WHAT IS NEEDED
Please retype the data in full and exactly; the pictures are not part of the copy.

DATA SEGMENT
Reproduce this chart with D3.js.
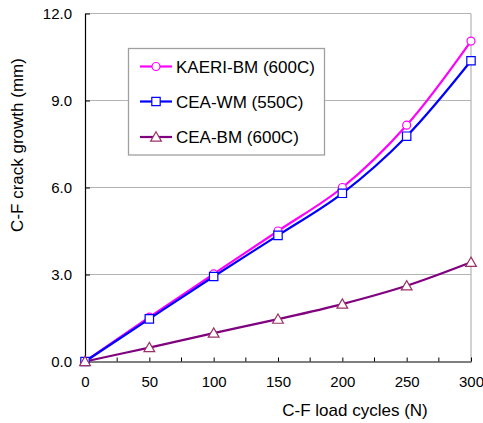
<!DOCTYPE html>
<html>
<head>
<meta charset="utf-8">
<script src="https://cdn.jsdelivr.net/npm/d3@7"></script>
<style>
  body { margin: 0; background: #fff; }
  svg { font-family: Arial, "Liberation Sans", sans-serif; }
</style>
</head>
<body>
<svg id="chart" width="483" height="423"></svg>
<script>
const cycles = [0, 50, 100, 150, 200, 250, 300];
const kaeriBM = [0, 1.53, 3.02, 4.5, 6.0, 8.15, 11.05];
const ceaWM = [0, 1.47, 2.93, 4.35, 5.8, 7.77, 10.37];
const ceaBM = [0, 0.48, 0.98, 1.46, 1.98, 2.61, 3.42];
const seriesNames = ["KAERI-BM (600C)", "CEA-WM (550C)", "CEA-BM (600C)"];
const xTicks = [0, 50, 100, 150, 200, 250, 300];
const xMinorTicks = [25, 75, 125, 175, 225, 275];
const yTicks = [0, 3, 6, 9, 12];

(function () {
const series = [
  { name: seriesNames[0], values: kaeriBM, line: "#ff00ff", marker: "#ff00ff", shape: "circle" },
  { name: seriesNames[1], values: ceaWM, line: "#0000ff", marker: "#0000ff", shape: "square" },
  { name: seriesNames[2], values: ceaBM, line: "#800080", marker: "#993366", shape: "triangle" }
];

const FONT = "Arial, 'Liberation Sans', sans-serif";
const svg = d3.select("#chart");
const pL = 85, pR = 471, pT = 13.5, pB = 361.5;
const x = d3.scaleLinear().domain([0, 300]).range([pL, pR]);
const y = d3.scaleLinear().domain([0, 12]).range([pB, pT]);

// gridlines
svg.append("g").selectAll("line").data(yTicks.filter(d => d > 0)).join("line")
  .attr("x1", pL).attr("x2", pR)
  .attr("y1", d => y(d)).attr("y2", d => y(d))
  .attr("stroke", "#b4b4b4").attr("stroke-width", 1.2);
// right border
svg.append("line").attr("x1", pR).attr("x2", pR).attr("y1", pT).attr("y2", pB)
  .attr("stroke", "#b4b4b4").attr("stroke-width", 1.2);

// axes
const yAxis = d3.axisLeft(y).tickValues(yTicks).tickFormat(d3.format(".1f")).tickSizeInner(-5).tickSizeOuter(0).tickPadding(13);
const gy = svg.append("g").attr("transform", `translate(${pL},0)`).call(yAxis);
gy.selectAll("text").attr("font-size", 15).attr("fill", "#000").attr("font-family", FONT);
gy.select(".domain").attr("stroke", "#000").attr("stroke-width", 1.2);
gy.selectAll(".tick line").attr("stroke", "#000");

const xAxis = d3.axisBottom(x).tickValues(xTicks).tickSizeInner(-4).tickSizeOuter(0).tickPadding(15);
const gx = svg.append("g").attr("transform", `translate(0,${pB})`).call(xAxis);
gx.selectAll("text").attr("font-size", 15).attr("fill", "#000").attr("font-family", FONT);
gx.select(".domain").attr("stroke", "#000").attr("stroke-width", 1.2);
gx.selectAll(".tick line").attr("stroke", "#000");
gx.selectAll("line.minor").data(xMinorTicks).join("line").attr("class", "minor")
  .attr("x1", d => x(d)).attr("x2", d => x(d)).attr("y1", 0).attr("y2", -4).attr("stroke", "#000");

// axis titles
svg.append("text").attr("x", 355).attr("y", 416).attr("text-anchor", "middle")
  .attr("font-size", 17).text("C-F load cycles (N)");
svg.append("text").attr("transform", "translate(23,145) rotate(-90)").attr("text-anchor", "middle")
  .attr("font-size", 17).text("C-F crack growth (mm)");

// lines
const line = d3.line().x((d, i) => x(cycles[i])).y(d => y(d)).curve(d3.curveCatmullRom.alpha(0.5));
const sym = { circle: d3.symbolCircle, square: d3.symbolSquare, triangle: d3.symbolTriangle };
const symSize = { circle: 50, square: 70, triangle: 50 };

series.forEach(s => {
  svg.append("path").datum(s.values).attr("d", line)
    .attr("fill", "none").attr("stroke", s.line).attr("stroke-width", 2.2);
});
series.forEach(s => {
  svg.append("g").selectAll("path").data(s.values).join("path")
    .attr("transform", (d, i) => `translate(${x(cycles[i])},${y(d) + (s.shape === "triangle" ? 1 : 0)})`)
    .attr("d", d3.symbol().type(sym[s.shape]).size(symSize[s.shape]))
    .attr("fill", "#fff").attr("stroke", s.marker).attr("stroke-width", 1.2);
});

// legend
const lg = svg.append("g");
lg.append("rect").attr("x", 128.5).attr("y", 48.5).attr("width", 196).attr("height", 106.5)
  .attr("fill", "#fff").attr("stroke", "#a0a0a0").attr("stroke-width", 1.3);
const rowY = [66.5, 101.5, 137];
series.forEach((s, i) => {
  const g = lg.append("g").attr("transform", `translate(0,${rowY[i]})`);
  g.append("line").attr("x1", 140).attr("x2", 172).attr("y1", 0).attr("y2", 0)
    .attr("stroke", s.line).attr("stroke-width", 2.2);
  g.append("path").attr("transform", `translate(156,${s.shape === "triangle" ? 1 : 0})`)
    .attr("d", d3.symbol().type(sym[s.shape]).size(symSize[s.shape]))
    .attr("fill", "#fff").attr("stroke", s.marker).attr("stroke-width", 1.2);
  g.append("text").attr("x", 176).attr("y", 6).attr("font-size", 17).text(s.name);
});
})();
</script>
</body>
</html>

WRITTEN SOLUTION
Reproduce this chart with D3.js.
<!DOCTYPE html>
<html>
<head>
<meta charset="utf-8">
<script src="https://cdn.jsdelivr.net/npm/d3@7"></script>
<style>
  body { margin: 0; background: #fff; }
  svg { font-family: Arial, "Liberation Sans", sans-serif; }
</style>
</head>
<body>
<svg id="chart" width="483" height="423"></svg>
<script>
const cycles = [0, 50, 100, 150, 200, 250, 300];
const kaeriBM = [0, 1.53, 3.02, 4.5, 6.0, 8.15, 11.05];
const ceaWM = [0, 1.47, 2.93, 4.35, 5.8, 7.77, 10.37];
const ceaBM = [0, 0.48, 0.98, 1.46, 1.98, 2.61, 3.42];
const seriesNames = ["KAERI-BM (600C)", "CEA-WM (550C)", "CEA-BM (600C)"];
const xTicks = [0, 50, 100, 150, 200, 250, 300];
const xMinorTicks = [25, 75, 125, 175, 225, 275];
const yTicks = [0, 3, 6, 9, 12];

(function () {
const series = [
  { name: seriesNames[0], values: kaeriBM, line: "#ff00ff", marker: "#ff00ff", shape: "circle" },
  { name: seriesNames[1], values: ceaWM, line: "#0000ff", marker: "#0000ff", shape: "square" },
  { name: seriesNames[2], values: ceaBM, line: "#800080", marker: "#993366", shape: "triangle" }
];

const FONT = "Arial, 'Liberation Sans', sans-serif";
const svg = d3.select("#chart");
const pL = 85, pR = 471, pT = 13.5, pB = 361.5;
const x = d3.scaleLinear().domain([0, 300]).range([pL, pR]);
const y = d3.scaleLinear().domain([0, 12]).range([pB, pT]);

// gridlines
svg.append("g").selectAll("line").data(yTicks.filter(d => d > 0)).join("line")
  .attr("x1", pL).attr("x2", pR)
  .attr("y1", d => y(d)).attr("y2", d => y(d))
  .attr("stroke", "#b4b4b4").attr("stroke-width", 1.2);
// right border
svg.append("line").attr("x1", pR).attr("x2", pR).attr("y1", pT).attr("y2", pB)
  .attr("stroke", "#b4b4b4").attr("stroke-width", 1.2);

// axes
const yAxis = d3.axisLeft(y).tickValues(yTicks).tickFormat(d3.format(".1f")).tickSizeInner(-5).tickSizeOuter(0).tickPadding(13);
const gy = svg.append("g").attr("transform", `translate(${pL},0)`).call(yAxis);
gy.selectAll("text").attr("font-size", 15).attr("fill", "#000").attr("font-family", FONT);
gy.select(".domain").attr("stroke", "#000").attr("stroke-width", 1.2);
gy.selectAll(".tick line").attr("stroke", "#000");

const xAxis = d3.axisBottom(x).tickValues(xTicks).tickSizeInner(-4).tickSizeOuter(0).tickPadding(15);
const gx = svg.append("g").attr("transform", `translate(0,${pB})`).call(xAxis);
gx.selectAll("text").attr("font-size", 15).attr("fill", "#000").attr("font-family", FONT);
gx.select(".domain").attr("stroke", "#000").attr("stroke-width", 1.2);
gx.selectAll(".tick line").attr("stroke", "#000");
gx.selectAll("line.minor").data(xMinorTicks).join("line").attr("class", "minor")
  .attr("x1", d => x(d)).attr("x2", d => x(d)).attr("y1", 0).attr("y2", -4).attr("stroke", "#000");

// axis titles
svg.append("text").attr("x", 355).attr("y", 416).attr("text-anchor", "middle")
  .attr("font-size", 17).text("C-F load cycles (N)");
svg.append("text").attr("transform", "translate(23,145) rotate(-90)").attr("text-anchor", "middle")
  .attr("font-size", 17).text("C-F crack growth (mm)");

// lines
const line = d3.line().x((d, i) => x(cycles[i])).y(d => y(d)).curve(d3.curveCatmullRom.alpha(0.5));
const sym = { circle: d3.symbolCircle, square: d3.symbolSquare, triangle: d3.symbolTriangle };
const symSize = { circle: 50, square: 70, triangle: 50 };

series.forEach(s => {
  svg.append("path").datum(s.values).attr("d", line)
    .attr("fill", "none").attr("stroke", s.line).attr("stroke-width", 2.2);
});
series.forEach(s => {
  svg.append("g").selectAll("path").data(s.values).join("path")
    .attr("transform", (d, i) => `translate(${x(cycles[i])},${y(d) + (s.shape === "triangle" ? 1 : 0)})`)
    .attr("d", d3.symbol().type(sym[s.shape]).size(symSize[s.shape]))
    .attr("fill", "#fff").attr("stroke", s.marker).attr("stroke-width", 1.2);
});

// legend
const lg = svg.append("g");
lg.append("rect").attr("x", 128.5).attr("y", 48.5).attr("width", 196).attr("height", 106.5)
  .attr("fill", "#fff").attr("stroke", "#a0a0a0").attr("stroke-width", 1.3);
const rowY = [66.5, 101.5, 137];
series.forEach((s, i) => {
  const g = lg.append("g").attr("transform", `translate(0,${rowY[i]})`);
  g.append("line").attr("x1", 140).attr("x2", 172).attr("y1", 0).attr("y2", 0)
    .attr("stroke", s.line).attr("stroke-width", 2.2);
  g.append("path").attr("transform", `translate(156,${s.shape === "triangle" ? 1 : 0})`)
    .attr("d", d3.symbol().type(sym[s.shape]).size(symSize[s.shape]))
    .attr("fill", "#fff").attr("stroke", s.marker).attr("stroke-width", 1.2);
  g.append("text").attr("x", 176).attr("y", 6).attr("font-size", 17).text(s.name);
});
})();
</script>
</body>
</html>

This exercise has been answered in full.